Luckily most statements of the form ``it won't work'' end up being true in
Computer Science, especially where big systems are involved. I'm therefore
not quaking in fear of your proving me wrong. However, given that it's not
going to work, I would derive much more satisfaction in seeing that its
proponents ultimately understand why it didn't work. I therefore intend to
archive this whole conversation, and bring it up maybe 5 years from now in a
time capsule, for some yuks. I really wish somebody had videotaped Peter
Denning's speech at the 1981 SOSP conference at which he predicted that the
Intel 432 would revolutionize computers as we knew them. We could show it at
the 1985 SOSP conference for amusement.

It is completely impossible to achieve homogeneity, such as that required by
domain schemes, without central authority. It's hard to imagine a more basic
principle of distributed systems engineering. If the world were perfect and
you were king, you could make the .UUCP domain work, but the world isn't
perfect and you aren't king, and you are not going to succeed at making it
work.

I assert and predict that the first successful domain-based addressing
scheme for UUCP-like mail will come about because a commercial company
(perhaps AT&T) offers the transport service for a fee, and regulates the
addresses as part of their business.

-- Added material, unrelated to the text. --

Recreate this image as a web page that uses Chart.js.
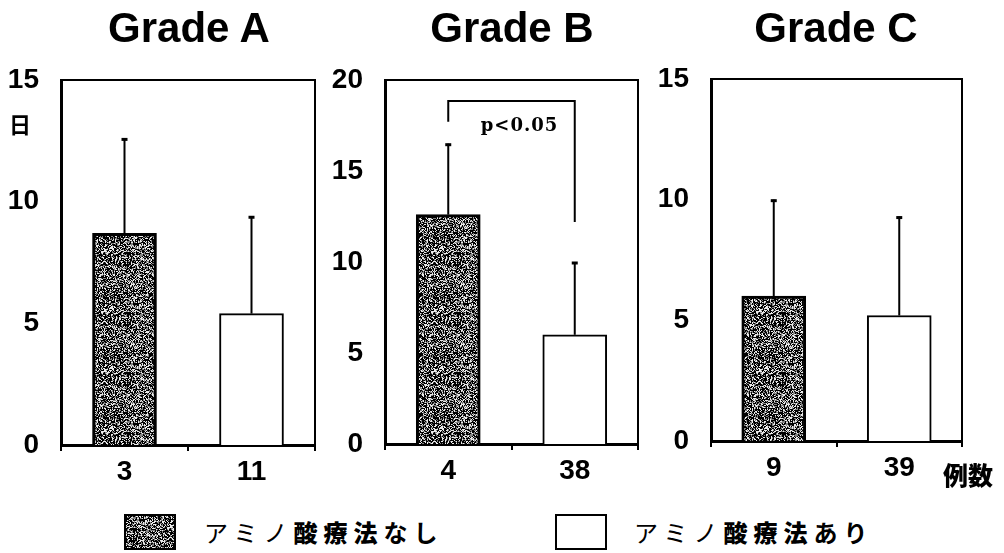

MCI Mail, however bogus it might be, is
a step in the right direction.

In summary:
	* Basic principle of distributed system engineering: 
	  Domains will not work without central authority
	* Basic principle of modern life:
	  Central authority will only come as part of a larger service
	  that is valuable enough that people will be willing to pay for it.
	* Lemma:
	  All communal ventures in the history of the modern world have
	  ultimately failed, as judged by the world outside those ventures.
	  uucp mail is fundamentally a communal venture (except inside AT&T
	  where Gary Murakami holds it together).